In both cases, the more aware or more informed party had a reasonable power to influence the less informed person. But the difference between the two is that the marketer used his power to manipulate the customer, whereas the psychologist helped me to find my own way out of my struggles and hence empowered me.

In the sum, the low awareness state means that the situation owns you and you react instead of acting. You lack information and you feel stressed. The high awareness state means that you feel in charge, you have a good overview of the situation, you’re relaxed and you are acting proactively. If you’re the manipulative type, you focus on competition, you patronise others and you act polarising. Whereas if you’re the empowering type, you are focused on cooperation, trust and unity.

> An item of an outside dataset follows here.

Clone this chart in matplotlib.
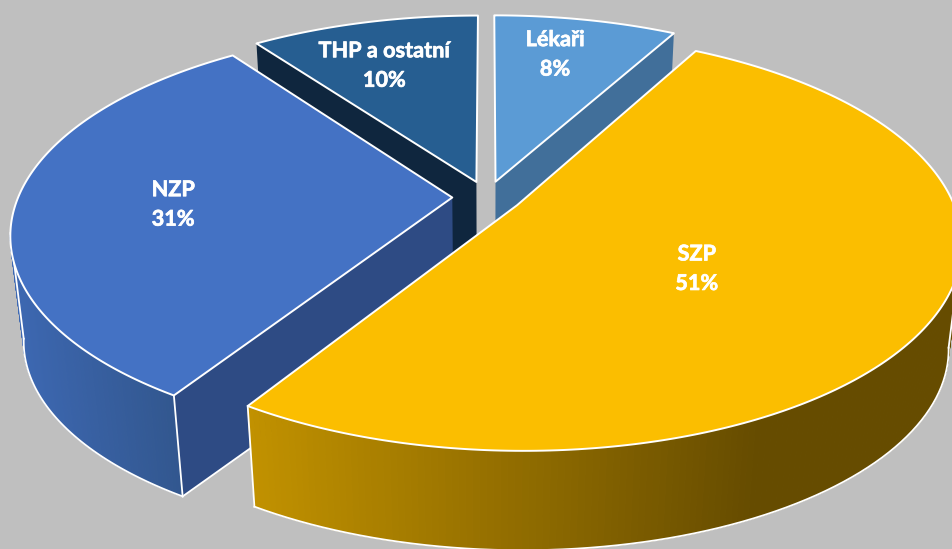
import numpy as np
import matplotlib
matplotlib.use("Agg")
import matplotlib.pyplot as plt
import matplotlib.patheffects as pe
from matplotlib.colors import to_rgb
from matplotlib.patches import Polygon

# slices, clockwise from 12 o'clock
labels = ["Lékaři", "SZP", "NZP", "THP a ostatní"]
shares = [8, 51, 31, 10]

top_colors = ["#5B9BD5", "#FBBE00", "#4472C4", "#265E91"]
inner_colors = ["#416F9A", "#664C00", "#2E4B84", "#0F263E"]
# outer wall gradient, from the left end to the right end
outer_left = ["#416F9A", "#C29200", "#3D68B2", "#1B4468"]
outer_right = ["#416F9A", "#664C00", "#32578F", "#1B4468"]
label_radius = [0.72, 0.46, 0.62, 0.70]
label_shift_x = [-8, -2, -9, -10]   # px
label_shift_y = [-6, 14, 3, 0]      # px

BG = "#BFBFBF"
CX, CY = 487, 197       # pie centre on screen
A, B = 434, 200         # ellipse half axes before perspective
P = 0.173               # perspective strength
EXPLODE = 0.08          # radial offset of the slices
DROP = 106.5            # height of the pie on screen
SHRINK = 0.972          # bottom plane is a bit smaller
LW = 1.3


def project(x, y):
    w = 1 + P * y
    return CX + A * x / w, CY - B * y / w


def lower(sx, sy):
    # same point on the bottom plane
    return CX + (sx - CX) * SHRINK, CY + (sy - CY) * SHRINK + DROP


def slice_points(start, end, n=240):
    theta = np.radians(np.linspace(start, end, n))
    mid = np.radians((start + end) / 2)
    ox, oy = EXPLODE * np.sin(mid), EXPLODE * np.cos(mid)
    arc_x, arc_y = project(ox + np.sin(theta), oy + np.cos(theta))
    return project(ox, oy), arc_x, arc_y, theta


def cut_wall(ax, p1, p2, color, z):
    lo1, lo2 = lower(*p1), lower(*p2)
    ax.add_patch(Polygon([p1, p2, lo2, lo1], fc=color, ec="none", zorder=z))
    ax.plot([lo1[0], lo2[0]], [lo1[1], lo2[1]], color="white", lw=LW, zorder=z + 1)


fig = plt.figure(figsize=(9.52, 5.49), dpi=100, facecolor=BG)
ax = fig.add_axes([0, 0, 1, 1])
ax.set_xlim(0, 952)
ax.set_ylim(549, 0)
ax.axis("off")

edges = np.concatenate([[0], np.cumsum(shares)]) * 3.6
draw_order = [0, 3, 2, 1]   # back slices first

for z, i in enumerate(draw_order):
    start, end = edges[i], edges[i + 1]
    apex, arc_x, arc_y, theta = slice_points(start, end)
    base = z * 10

    # cut walls, only the ones that face the viewer
    if np.sin(np.radians(start)) < -1e-6:
        cut_wall(ax, apex, (arc_x[0], arc_y[0]), inner_colors[i], base + 1)
    if np.sin(np.radians(end)) > 1e-6:
        cut_wall(ax, apex, (arc_x[-1], arc_y[-1]), inner_colors[i], base + 1)

    # outer wall, front part of the rim only, split in strips for the gradient
    front = np.cos(theta) <= -P
    if front.any():
        fx, fy = arc_x[front], arc_y[front]
        lo_x, lo_y = lower(fx, fy)
        c1, c2 = np.array(to_rgb(outer_left[i])), np.array(to_rgb(outer_right[i]))
        x_lo, x_hi = fx.min(), min(fx.max(), 760)
        for k in range(len(fx) - 1):
            t = np.clip((fx[k] - x_lo) / max(x_hi - x_lo, 1), 0, 1)
            col = c1 + (c2 - c1) * t
            ax.fill([fx[k], fx[k + 1], lo_x[k + 1], lo_x[k]],
                    [fy[k], fy[k + 1], lo_y[k + 1], lo_y[k]],
                    fc=col, ec=col, lw=0.8, zorder=base + 2)
        ax.plot(lo_x, lo_y, color="white", lw=LW, zorder=base + 3)
        for j in (0, -1):
            ax.plot([fx[j], lo_x[j]], [fy[j], lo_y[j]], color="white", lw=LW, zorder=base + 3)

    # top face
    top = np.column_stack([np.r_[apex[0], arc_x], np.r_[apex[1], arc_y]])
    ax.add_patch(Polygon(top, fc=top_colors[i], ec="white", lw=1.4, zorder=base + 5, joinstyle="round"))

    # data label
    mid = np.radians((start + end) / 2)
    r = label_radius[i] + EXPLODE
    lx, ly = project(r * np.sin(mid), r * np.cos(mid))
    txt = ax.text(lx + label_shift_x[i], ly + label_shift_y[i], f"{labels[i]}\n{shares[i]}%",
                  color="white", family="Lato", weight="bold",
                  fontsize=15.6, ha="center", va="center", linespacing=1.5, zorder=100)
    txt.set_path_effects([pe.withStroke(linewidth=0.5, foreground="white")])

fig.savefig("out.png", dpi=100, facecolor=BG)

When you practice our peer coaching method, you take on 2 different roles. On the one hand, you are the coachee. That means every single week you reflect on your goals, values and barriers. That helps you to raise your awareness about your role in life.

At the same time, you also become a coach for somebody else. In that role, you have the power to either manipulate the other person or to empower them. At Philia, we teach women how to help other women to become the best versions of themselves. And that’s what we mean by empowering conversations.

I would like to end with a quote. “True empowerment means to support people in their own approach of solving their problems.” That is the kind of empowerment that we stand for.